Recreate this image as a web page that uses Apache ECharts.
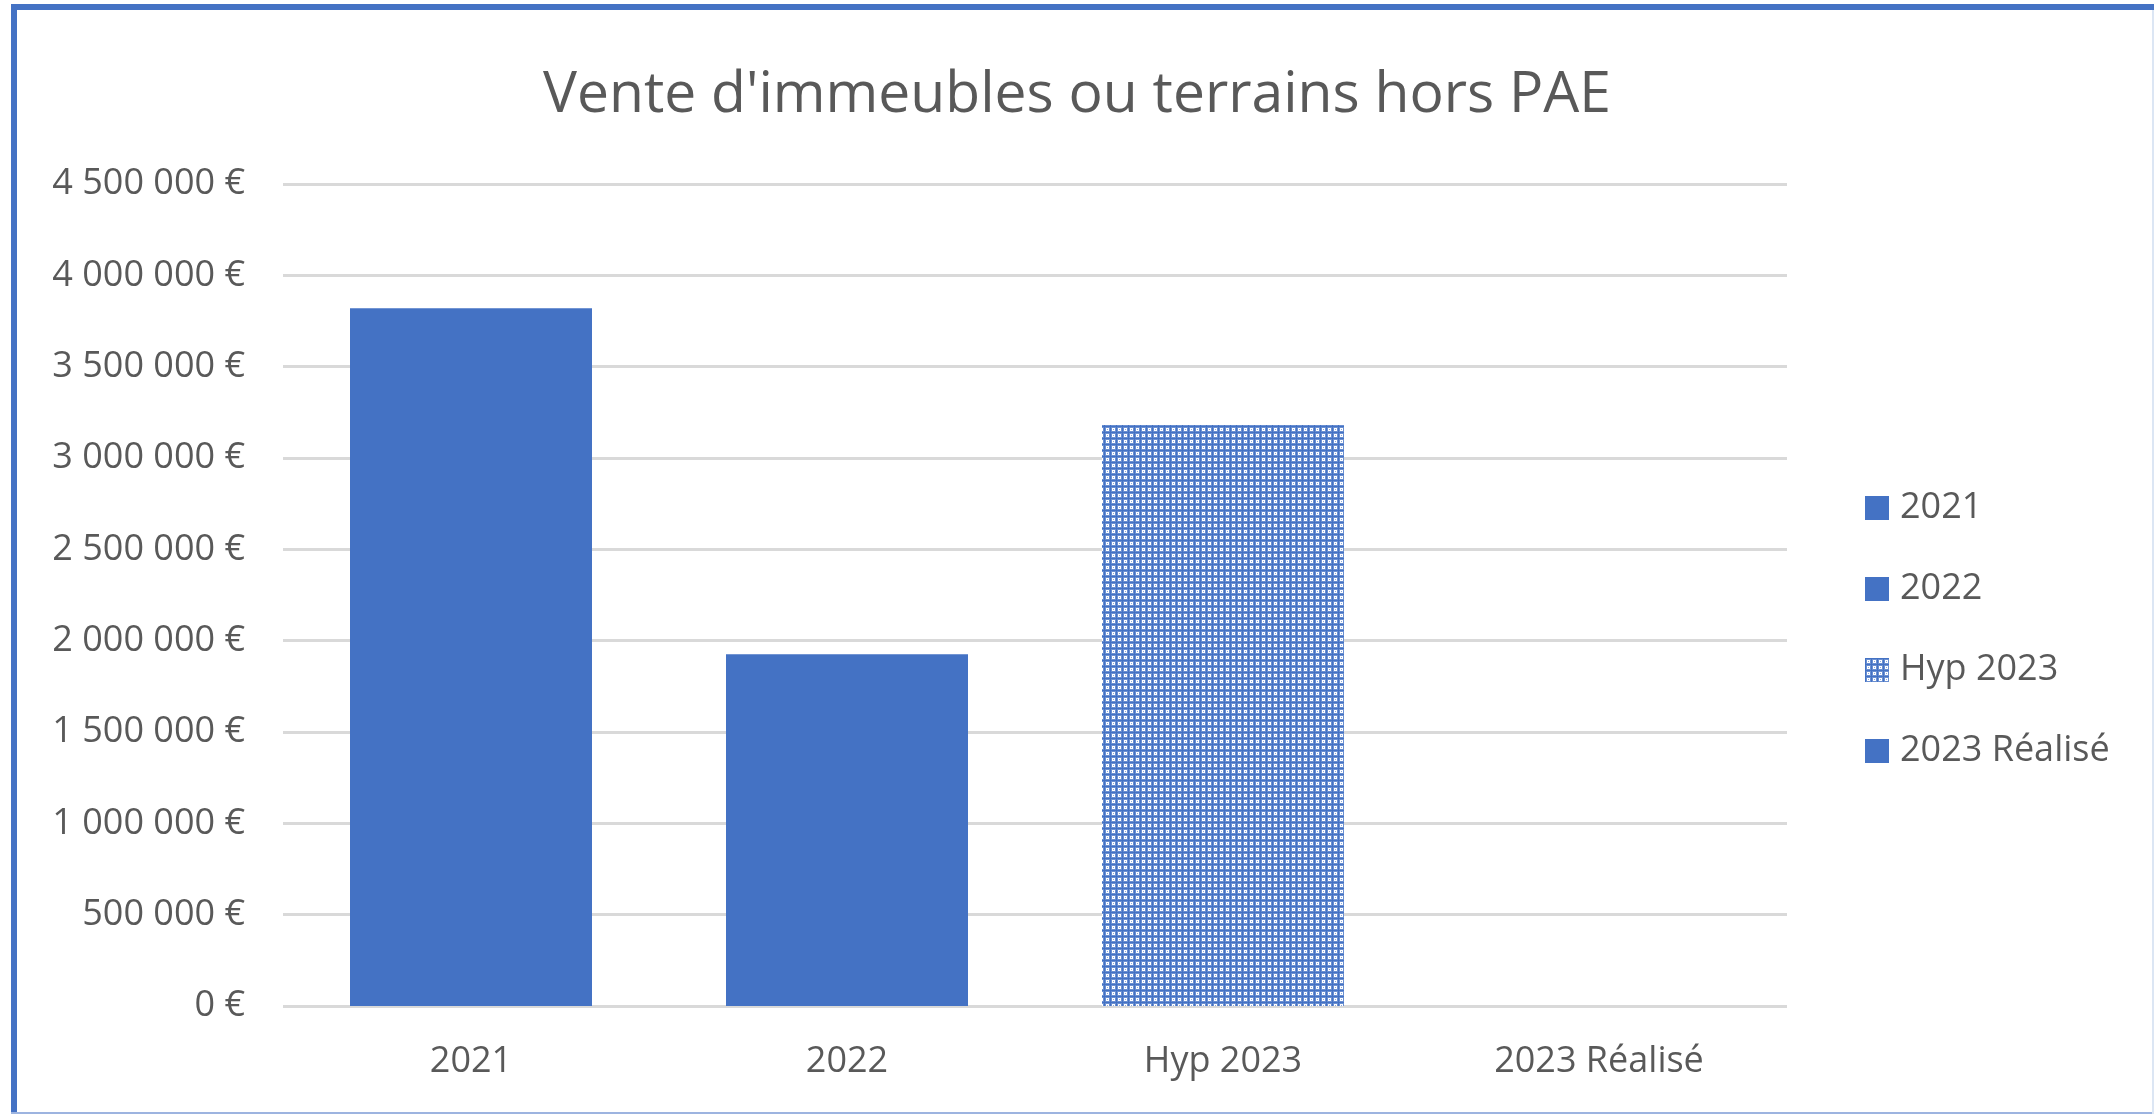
<!DOCTYPE html>
<html>
<head>
<meta charset="utf-8">
<script src="https://cdn.jsdelivr.net/npm/echarts@6/dist/echarts.min.js"></script>
<style>
  html, body { margin: 0; padding: 0; background: #fff; }
  #chart { width: 2154px; height: 1114px; }
</style>
</head>
<body>
<div id="chart"></div>
<script>
const title = "Vente d'immeubles ou terrains hors PAE"
const categories = ['2021', '2022', 'Hyp 2023', '2023 Réalisé']
const values = [3820000, 1925000, 3180000, 0]
const patterned = [false, false, true, false]
const yTicks = { min: 0, max: 4500000, interval: 500000 }

const blue = '#4472C4'
const grey = '#595959'
const font = 'Open Sans'

// little tile for the "Hyp" dotted fill
function makePattern() {
  const c = document.createElement('canvas')
  c.width = 6
  c.height = 6
  const ctx = c.getContext('2d')
  ctx.fillStyle = '#6a8fd1'
  ctx.fillRect(0, 0, 6, 6)
  ctx.fillStyle = blue
  ctx.fillRect(0, 0, 6, 1)
  ctx.fillRect(0, 0, 1, 6)
  ctx.fillStyle = '#ffffff'
  ctx.fillRect(2, 2, 3, 3)
  ctx.fillStyle = '#8aa8de'
  ctx.fillRect(3, 3, 1, 1)
  return c
}

function euro(v) {
  return String(v).replace(/\B(?=(\d{3})+(?!\d))/g, ' ') + ' €'
}

const chart = echarts.init(document.getElementById('chart'))
const pattern = { image: makePattern(), repeat: 'repeat' }

const series = categories.map((name, i) => {
  const data = categories.map((c, j) => (j === i ? values[i] : '-'))
  return {
    name,
    type: 'bar',
    stack: 'one',
    barWidth: 242,
    itemStyle: { color: patterned[i] ? pattern : blue },
    data,
  }
})

const option = {
  animation: false,
  backgroundColor: '#fff',
  title: {
    text: title,
    left: 'center',
    top: 62,
    textStyle: { fontFamily: font, fontSize: 57, fontWeight: 'normal', color: grey },
  },
  legend: {
    orient: 'vertical',
    left: 1860,
    top: 485,
    icon: 'rect',
    itemWidth: 24,
    itemHeight: 24,
    itemGap: 45,
    data: categories.map((name, i) => ({
      name,
      itemStyle: { color: patterned[i] ? pattern : blue },
    })),
    textStyle: { fontFamily: font, fontSize: 36, color: grey, lineHeight: 36, padding: [0, 0, 0, 6] },
  },
  grid: { left: 283, right: 367, top: 184, bottom: 108 },
  xAxis: {
    type: 'category',
    data: categories,
    axisLine: { show: false },
    axisTick: { show: false },
    axisLabel: { fontFamily: font, fontSize: 36, color: grey, margin: 38 },
  },
  yAxis: {
    type: 'value',
    min: yTicks.min,
    max: yTicks.max,
    interval: yTicks.interval,
    axisLabel: { fontFamily: font, fontSize: 36, color: grey, margin: 38, formatter: euro },
    splitLine: { lineStyle: { color: '#d9d9d9', width: 3 } },
  },
  graphic: [
    { type: 'rect', shape: { x: 11, y: 4, width: 2143, height: 6 }, style: { fill: blue } },
    { type: 'rect', shape: { x: 11, y: 4, width: 6, height: 1110 }, style: { fill: blue } },
    { type: 'rect', shape: { x: 11, y: 1112, width: 2143, height: 2 }, style: { fill: '#9db4e0' } },
    { type: 'rect', shape: { x: 2152, y: 10, width: 2, height: 1104 }, style: { fill: '#dce6f4' } },
  ],
  series,
}
chart.setOption(option)
</script>
</body>
</html>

### OBJECTIVE
Give again, word for word, every line from the top of the data above to the line holding "const font = 'Open Sans'", inclusive, with the pictures left out.

### THE RESPONSE
Recreate this image as a web page that uses Apache ECharts.
<!DOCTYPE html>
<html>
<head>
<meta charset="utf-8">
<script src="https://cdn.jsdelivr.net/npm/echarts@6/dist/echarts.min.js"></script>
<style>
  html, body { margin: 0; padding: 0; background: #fff; }
  #chart { width: 2154px; height: 1114px; }
</style>
</head>
<body>
<div id="chart"></div>
<script>
const title = "Vente d'immeubles ou terrains hors PAE"
const categories = ['2021', '2022', 'Hyp 2023', '2023 Réalisé']
const values = [3820000, 1925000, 3180000, 0]
const patterned = [false, false, true, false]
const yTicks = { min: 0, max: 4500000, interval: 500000 }

const blue = '#4472C4'
const grey = '#595959'
const font = 'Open Sans'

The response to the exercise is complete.